My former boss and good friend Mike Moore has written an excellent piece about prospects for the Doha Round, which is unfortunately only available to FT.com subscribers until Mike publishes it on his own website.

Noting that ‘If you only read the headlines you would be forgiven for thinking the Doha development trade round had already failed’, the man who helped launch the round as WTO director-general argues that ‘We can do this’.

He is right. 

Moore argues that although it is a good thing that developing countries are flexing their muscles, especially on agriculture,

this cannot be just an
agricultural round if it is to succeed. It will not be without costs or
change for developing countries. There are good reasons why they, too,
should open their markets. Every bit of economic and historic evidence
shows this is good for all sides.

He warns against accepting a modest deal:

When some ministers talk of a minimum deal and lowering of ambitions… What they are really saying is that we need to have
minimal change to our agriculture… Some politicians want to cut a tiny deal, call it
victory and go home. I hope that is not the case. That is like
declaring victory in Iraq and running away, hoping the good headline
drowns out the reality of failure

And he concludes:

The
multilateral system has underpinned the most successful 50 years of
human existence.
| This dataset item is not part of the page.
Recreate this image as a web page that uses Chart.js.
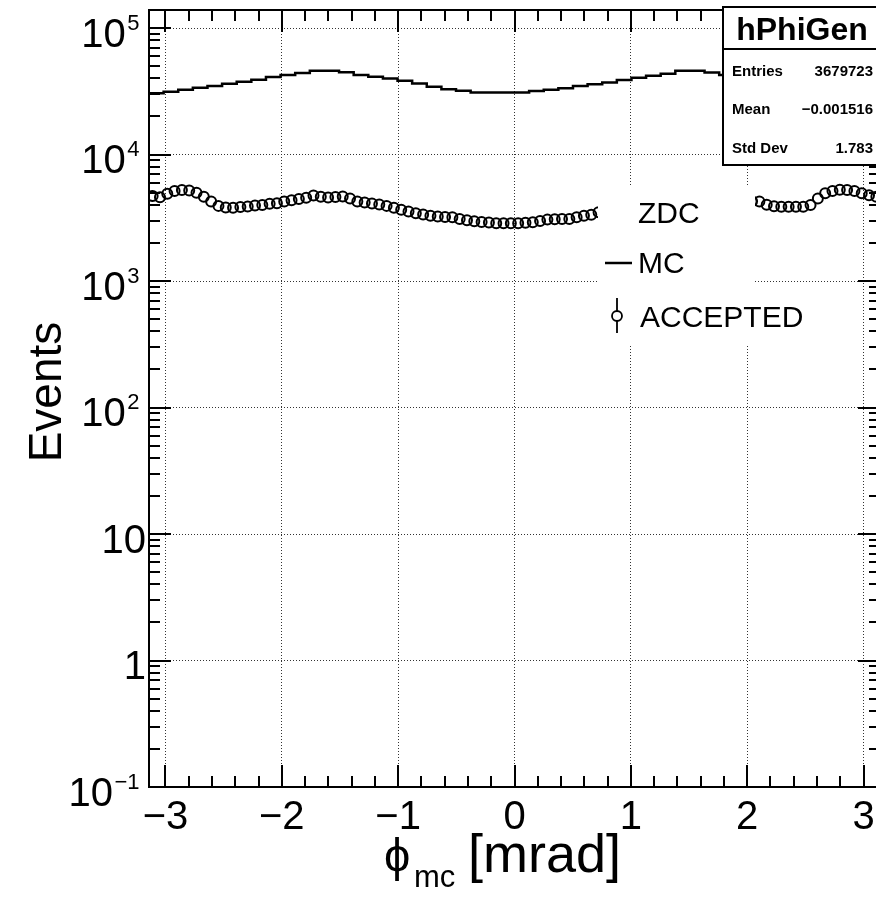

Failure is not an option for those who still
believe in a growing, peaceful world governed by predictable,
enforceable, transparent rules. Alas, the populist protesters may claim
a non-result is a victory. But does that not just leave the poor
exactly where they have always been?

Here here.

Posted 27 Jun 2006 in Blog, Trade
  1. Matt says:

    I know Mike’s your mate Philippe, but “an excellent piece”, come off it.
    My theory is that Mike can’t quite cut the intelligent insight line on the globalisation dinner circuit so he’s gone for the tough talking provincial machismo. Certainly this article shows the usual combination of bumption and moronic one liners; “Every bit of economic and historic evidence shows this is good for all sides”, “Open trade is development”, hey? I think he does the cause a disservice now you’re not there to do the editing. Give me Martin Wolf any day.